Bingöl Kadem İl Temsilciliği koordinesinde, Bingöl Üniversitesi, Cumhuriyet Başsavcılığı, İl Müftülüğü ile Aile, Çalışma ve Sosyal Hizmetler İl Müdürlüğü tarafından ‘Kadına Yönelik Şiddet Paneli' eski rektörlük binasında düzenlendi.
Panelde açılış konuşması yapan Kadem İl Temsilcisi Gülsüm Değişman, zihinsel dönüşüme önem verdiklerini belirterek, amaçlarının farkındalık yaratmak olduğunu söyledi.
Değişman; “Kadın ve Demokrasi Derneği olarak zihinsel dönüşüme çok önem veriyoruz. Bu anlamda kadınlar ile ilgili meselelerde farklı bakış açılarıyla farkındalık oluşturmak istedik. Burada kadına yönelik şiddetin psikolojik, dini, hukuki ve sosyolojik açıdan aile ve toplum üzerindeki etkilerini değerlendirdik. Amacımız bir farkındalık oluşturmak ve umut ediyoruz ki verilen mesajlar toplumumuz tarafından doğru algılanmıştır. KADEM olarak kadın, şiddet ve aile kavramlarının yan yana zikredilmesinden çok rahatsız duyuyoruz. Yani ailenin olduğu yerde şiddet, şiddetin olduğu yerde aile olmaz. Ana temamız zaten kadınların ve ailenin güçlendirilmesi. Aile kavramı sürekli çeşitli tehditler ile karşı karşıya. Şiddet ile ailenin esas temelleri yok edilmeye çalışılıyor ve bizlerde bunun önüne geçmek için farkındalık etkinliklerine devam edeceğiz” dedi.

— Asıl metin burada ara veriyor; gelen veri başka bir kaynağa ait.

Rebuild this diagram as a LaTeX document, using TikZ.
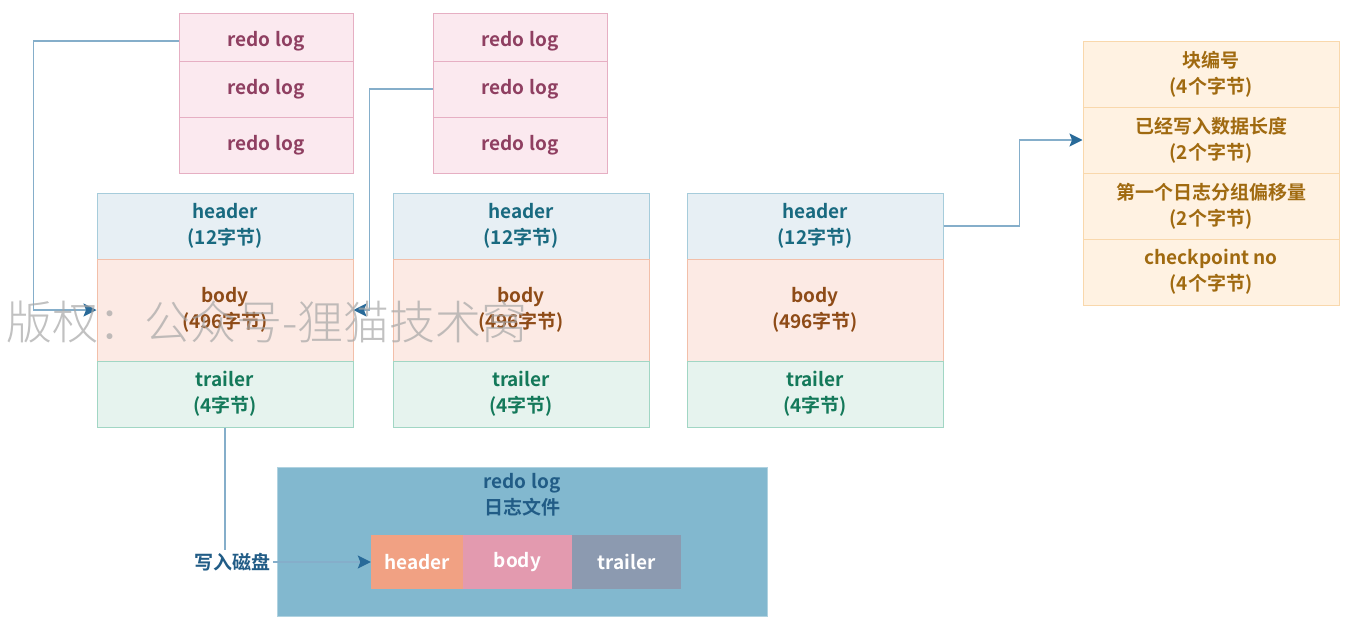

Gülsüm Değişman'ın ardından söz alan Bingöl Üniversitesi'nde görevli Prof. Dr. Abdullah Taşkesen, kadına yönelik şiddetin ancak mutluluk ile son bulacağını söyledi.
Taşkesen, “Kadının tanımı araştırdım ancak bulamadım. Çok farklı kavramlar var ama sosyolojik olarak kadın zikredildiği gibi bir varlık değil. Mutluluk varken insanoğlu neden şiddete yöneliyor. Bir mütefekkir mutluluğu ifade ederken şu ifadeleri kullanıyor, ‘Mutluluğun tanımına bağlı.' Gerçekten biz mutlu muyuz değil miyiz? Düşünen insanların birçoğu esas itibari ile mutlu değildir. Mutluluk nedir diye sorulduğunda ‘Mutluluk sevdiğinin yanında zamanı unutmaktır' deniliyor. Sevdiğinin yanında kaç kişi zamanı unutabiliyor. Ya da buluşları keşfeden mucitlerden Colomb, mutlu olmuş olsaydı Amerika kıtasını keşfedebilir miydi? Dolayısıyla mutluluk ile ilgili esas itibariyle mekanik toplumlar ön plana kadını çıkardılar” dedi.
Düzenlenen programda söz alan diğer panelistler, kadına şiddetin hukuki, psikolojik ve dini boyutunu ele aldılar.